Events of Default (Early Termination Payments) - ISDA Provision
The effect of this is that in closing out an ISDA, the first step is to terminate all transactions to arrive at a Close-out Amount[1] for each one, then figure out if there were any Unpaid Amounts that were due under Transactions but had not been paid at the time the Transactions terminated. The close out happens under Section 6(e) of the ISDA Master Agreement itself and the recourse is to a net sum. Netting does not happen under the Transactions — on the theory of the game there are no outstanding Transactions at the point of netting; just payables.

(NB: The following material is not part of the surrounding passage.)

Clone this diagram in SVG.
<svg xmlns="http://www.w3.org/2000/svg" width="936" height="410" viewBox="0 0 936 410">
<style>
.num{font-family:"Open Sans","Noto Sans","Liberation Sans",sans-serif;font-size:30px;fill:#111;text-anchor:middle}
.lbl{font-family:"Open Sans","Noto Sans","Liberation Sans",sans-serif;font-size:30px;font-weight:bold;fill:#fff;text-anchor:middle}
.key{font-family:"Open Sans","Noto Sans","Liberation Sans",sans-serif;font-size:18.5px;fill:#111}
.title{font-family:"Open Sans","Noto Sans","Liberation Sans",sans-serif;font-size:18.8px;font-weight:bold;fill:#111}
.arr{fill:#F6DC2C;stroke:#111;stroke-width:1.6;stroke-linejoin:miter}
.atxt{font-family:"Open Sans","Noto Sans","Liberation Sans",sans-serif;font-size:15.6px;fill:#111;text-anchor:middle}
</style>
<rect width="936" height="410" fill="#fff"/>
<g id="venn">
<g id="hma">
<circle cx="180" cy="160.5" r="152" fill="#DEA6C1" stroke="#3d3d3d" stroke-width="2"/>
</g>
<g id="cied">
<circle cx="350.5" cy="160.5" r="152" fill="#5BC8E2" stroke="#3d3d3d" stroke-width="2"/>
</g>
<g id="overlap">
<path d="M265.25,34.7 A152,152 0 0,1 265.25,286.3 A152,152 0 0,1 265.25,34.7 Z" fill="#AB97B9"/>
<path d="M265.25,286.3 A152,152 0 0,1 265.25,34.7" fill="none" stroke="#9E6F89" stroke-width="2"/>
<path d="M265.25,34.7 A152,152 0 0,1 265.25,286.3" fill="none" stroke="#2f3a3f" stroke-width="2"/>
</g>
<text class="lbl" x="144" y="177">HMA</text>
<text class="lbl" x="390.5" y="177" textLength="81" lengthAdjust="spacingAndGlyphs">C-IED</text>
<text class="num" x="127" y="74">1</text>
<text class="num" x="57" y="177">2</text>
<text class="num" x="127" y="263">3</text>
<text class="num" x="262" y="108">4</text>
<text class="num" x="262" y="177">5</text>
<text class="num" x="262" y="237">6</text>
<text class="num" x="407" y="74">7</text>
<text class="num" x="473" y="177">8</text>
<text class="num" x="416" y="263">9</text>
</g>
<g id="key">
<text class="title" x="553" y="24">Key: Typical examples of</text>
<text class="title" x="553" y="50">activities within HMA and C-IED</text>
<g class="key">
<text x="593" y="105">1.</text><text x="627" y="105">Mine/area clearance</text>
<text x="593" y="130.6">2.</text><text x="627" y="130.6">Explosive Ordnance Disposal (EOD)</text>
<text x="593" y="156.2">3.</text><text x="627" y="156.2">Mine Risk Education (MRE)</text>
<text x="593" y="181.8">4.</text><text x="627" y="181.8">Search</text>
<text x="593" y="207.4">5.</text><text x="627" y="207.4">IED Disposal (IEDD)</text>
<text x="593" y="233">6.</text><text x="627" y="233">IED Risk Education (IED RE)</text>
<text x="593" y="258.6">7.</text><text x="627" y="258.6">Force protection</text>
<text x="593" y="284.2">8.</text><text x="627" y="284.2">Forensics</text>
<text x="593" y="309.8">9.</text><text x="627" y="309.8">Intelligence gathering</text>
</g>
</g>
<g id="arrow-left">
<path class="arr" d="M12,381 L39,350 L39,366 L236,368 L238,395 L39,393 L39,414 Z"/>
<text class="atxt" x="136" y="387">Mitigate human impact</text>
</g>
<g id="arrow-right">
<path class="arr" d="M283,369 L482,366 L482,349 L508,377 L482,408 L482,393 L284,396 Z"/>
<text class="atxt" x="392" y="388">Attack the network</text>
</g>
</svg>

Therefore, if your credit support (particularly guarantees or letters of credit) explicitly reference amounts due under specific Transactions, you may lose any credit support at precisely the point you need it.
Which would be a bummer.
Further commentary on the Guarantee page.
See also
- ↑ The Close-out Amont is basically the replacement cost for the Transaction, and will therefore assume past payments have all been made. Hence the concept of Unpaid Amounts, being amounts that should have been paid or delivered by the time of termination, but were not (hence, we presume, why good sir is closing out the Transaction in the first place). Note that, to avoid double-counting, the definition of Close-out Amount explicity ignores the effect of any Unpaid Amounts under a Transaction.